Matthew Miller, America’s Theme Park Technologist, Sees Levi’s Stadium Upgrades Turning Today’s Big Game into a Theme Park-Level Spectacle
Matthew Miller has spent years designing immersive, large-scale experiences for major theme parks around the world. His work centers on precision, including perfectly synchronized lighting, projections, sound, and crowd movement that perform flawlessly night after night for tens of thousands of guests.
With Super Bowl LX just hours away, Miller views today’s event at Levi’s Stadium as the ultimate real-world test of stadium technology inspired by theme park innovation.
The venue recently completed a 200 million dollar renovation in 2025, delivering upgrades designed specifically for global, high-profile events. The centerpiece of this transformation is a pair of massive end-zone 4K video boards. Each display exceeds 16,000 square feet and offers more than 400 percent higher pixel density than previous versions, providing exceptional clarity, brightness, and visual scale for fans inside the stadium and viewers watching worldwide.
These displays are supported by more than 55,000 square feet of interconnected LED ribbon boards, upgraded production facilities, and advanced LED lighting systems. The lighting infrastructure enables rapid transitions, layered effects, and instant scene changes. This approach closely mirrors the adaptive environments used in theme park nighttime parades and large-scale live shows.
Connectivity represents another major advancement. Levi’s Stadium is now the first outdoor stadium to deploy a full Wi-Fi 7 infrastructure, supported by Cisco and more than 1,300 access points. The system delivers low-latency performance across all 68,500 seats, creating new possibilities for real-time fan interaction.
Miller believes this technology can enable synchronized crowd experiences, including coordinated lighting effects, live mobile interactions, and app-based participation during key moments. These concepts reflect how theme parks use wearable devices and mobile platforms to personalize guest engagement and transform audiences into active participants.

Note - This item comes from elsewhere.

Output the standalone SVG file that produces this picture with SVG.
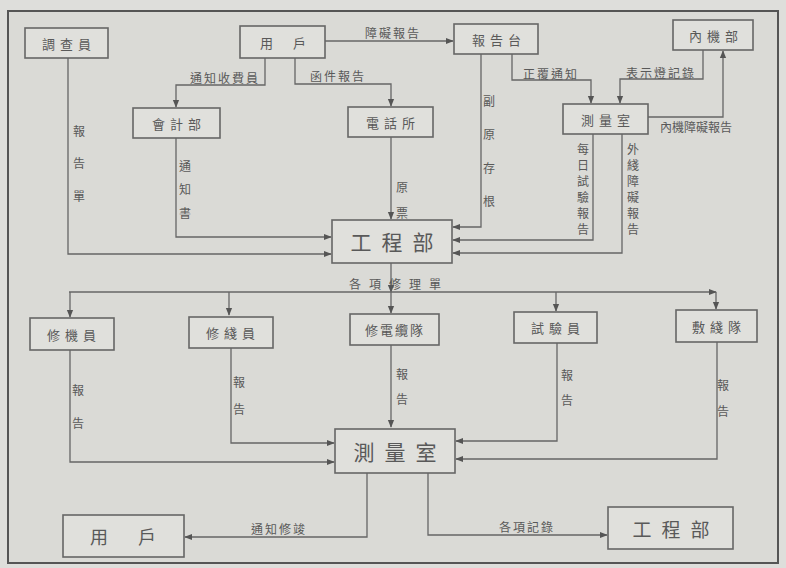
<svg xmlns="http://www.w3.org/2000/svg" width="786" height="568" viewBox="0 0 786 568">
<defs>
<marker id="ah" viewBox="0 0 10 10" refX="9" refY="5" markerWidth="8" markerHeight="8" markerUnits="userSpaceOnUse" orient="auto">
<path d="M0,1 L10,5 L0,9 Z" fill="#555"/>
</marker>
<style>
.bx{fill:#e0e0dc;stroke:#666;stroke-width:1.6}
.t{font-family:"Noto Sans CJK TC","Noto Sans CJK SC",sans-serif;fill:#595959;text-anchor:middle;dominant-baseline:central}
.n{font-size:13px;letter-spacing:5px}
.big{font-size:21px;letter-spacing:10px}
.l{font-size:12px;letter-spacing:2px}
.v{font-size:12px}
.c path{fill:none;stroke:#666;stroke-width:1.3;marker-end:url(#ah)}
</style>
</defs>
<rect x="0" y="0" width="786" height="568" fill="#dededb"/>
<rect x="8" y="11" width="770" height="552" fill="#dadad6" stroke="#555" stroke-width="2"/>

<g class="c" id="connectors">
<path d="M68,58 V254 H331"/>
<path d="M176,138 V237 H331"/>
<path d="M391,137 V219"/>
<path d="M265,58 V85 H176 V107"/>
<path d="M295,58 V84 H391 V106"/>
<path d="M325,41 H453"/>
<path d="M481,54 V227 H453"/>
<path d="M512,54 V80 H591 V103"/>
<path d="M703,50 V79 H620 V103"/>
<path d="M648,117 H723 V51"/>
<path d="M593,134 V240 H453"/>
<path d="M622,134 V253 H453"/>
<path d="M391,263 V292"/>
<path d="M69,292 H716"/>
<path d="M70,292 V317"/>
<path d="M229,292 V315"/>
<path d="M391,292 V313"/>
<path d="M556,292 V311"/>
<path d="M716,292 V309"/>
<path d="M70,350 V462 H334"/>
<path d="M231,348 V443 H334"/>
<path d="M391,345 V427"/>
<path d="M557,343 V441 H456"/>
<path d="M717,342 V459 H456"/>
<path d="M367,473 V537 H185"/>
<path d="M428,473 V535 H607"/>
</g>

<g id="n_diaochayuan"><rect class="bx" x="25" y="28" width="83" height="30"/><text class="t n" x="69" y="43">調查員</text></g>
<g id="n_yonghu1"><rect class="bx" x="240" y="26" width="85" height="32"/><text class="t n" x="293" y="42" style="letter-spacing:20px">用戶</text></g>
<g id="n_baogaotai"><rect class="bx" x="454" y="24" width="84" height="30"/><text class="t n" x="499" y="39">報告台</text></g>
<g id="n_neijibu"><rect class="bx" x="673" y="20" width="80" height="30"/><text class="t n" x="716" y="35">內機部</text></g>
<g id="n_kuaijibu"><rect class="bx" x="133" y="108" width="87" height="30"/><text class="t n" x="179" y="123">會計部</text></g>
<g id="n_dianhuasuo"><rect class="bx" x="348" y="107" width="85" height="30"/><text class="t n" x="393" y="122">電話所</text></g>
<g id="n_celiangshi1"><rect class="bx" x="563" y="104" width="85" height="30"/><text class="t n" x="608" y="119">測量室</text></g>
<g id="n_gongchengbu1"><rect class="bx" x="332" y="220" width="120" height="43"/><text class="t big" x="397" y="241">工程部</text></g>
<g id="n_xiujiyuan"><rect class="bx" x="30" y="318" width="84" height="32"/><text class="t n" x="74" y="334">修機員</text></g>
<g id="n_xiuxianyuan"><rect class="bx" x="189" y="317" width="84" height="31"/><text class="t n" x="233" y="332">修綫員</text></g>
<g id="n_xiudianlandui"><rect class="bx" x="350" y="314" width="89" height="31"/><text class="t n" x="395" y="329" style="letter-spacing:2px">修電纜隊</text></g>
<g id="n_shiyanyuan"><rect class="bx" x="514" y="312" width="83" height="31"/><text class="t n" x="558" y="327">試驗員</text></g>
<g id="n_fuxiandui"><rect class="bx" x="676" y="310" width="81" height="32"/><text class="t n" x="719" y="326">敷綫隊</text></g>
<g id="n_celiangshi2"><rect class="bx" x="335" y="429" width="120" height="44"/><text class="t big" x="400" y="451">測量室</text></g>
<g id="n_yonghu2"><rect class="bx" x="63" y="515" width="121" height="42"/><text class="t big" x="138" y="536" style="letter-spacing:30px;font-size:18px">用戶</text></g>
<g id="n_gongchengbu2"><rect class="bx" x="608" y="507" width="125" height="42"/><text class="t big" x="676" y="528" style="font-size:19px">工程部</text></g>

<g id="labels">
<text class="t l" x="393" y="32">障礙報告</text>
<text class="t l" x="225" y="77">通知收費員</text>
<text class="t l" x="338" y="75">函件報告</text>
<text class="t l" x="551" y="73">正覆通知</text>
<text class="t l" x="661" y="72">表示燈記錄</text>
<text class="t l" x="696" y="126" style="letter-spacing:0px">內機障礙報告</text>
<text class="t l" x="399" y="283" style="letter-spacing:8px">各項修理單</text>
<text class="t l" x="279" y="528">通知修竣</text>
<text class="t l" x="527" y="526">各項記錄</text>
<g class="t v">
<text x="79" y="130">報</text><text x="79" y="162">告</text><text x="79" y="195">單</text>
<text x="185" y="165">通</text><text x="185" y="188">知</text><text x="185" y="212">書</text>
<text x="402" y="186">原</text><text x="402" y="212">票</text>
<text x="489" y="100">副</text><text x="489" y="133">原</text><text x="489" y="167">存</text><text x="489" y="200">根</text>
<text x="583" y="148">每</text><text x="583" y="164">日</text><text x="583" y="180">試</text><text x="583" y="196">驗</text><text x="583" y="212">報</text><text x="583" y="228">告</text>
<text x="633" y="148">外</text><text x="633" y="164">綫</text><text x="633" y="180">障</text><text x="633" y="196">礙</text><text x="633" y="212">報</text><text x="633" y="228">告</text>
<text x="78" y="389">報</text><text x="78" y="422">告</text>
<text x="239" y="381">報</text><text x="239" y="408">告</text>
<text x="402" y="373">報</text><text x="402" y="398">告</text>
<text x="567" y="374">報</text><text x="567" y="399">告</text>
<text x="723" y="384">報</text><text x="723" y="410">告</text>
</g>
</g>
</svg>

“In the world of theme parks,” Miller explains, “there is constant focus on redundancy and precision to manage peak crowds and unexpected variables. Those same principles are now being applied at Levi’s Stadium for a global audience of more than 100 million viewers.”
Miller predicts the result will be one of the most technologically advanced halftime performances ever produced. It will combine the scale of a live sporting event with the immersive storytelling and technical reliability typically associated with theme park experiences.
Super Bowl LX will do more than entertain. It will signal the future direction of mega-spectacles, where stadiums and theme parks increasingly share the same approach to immersion, engagement, and flawless execution.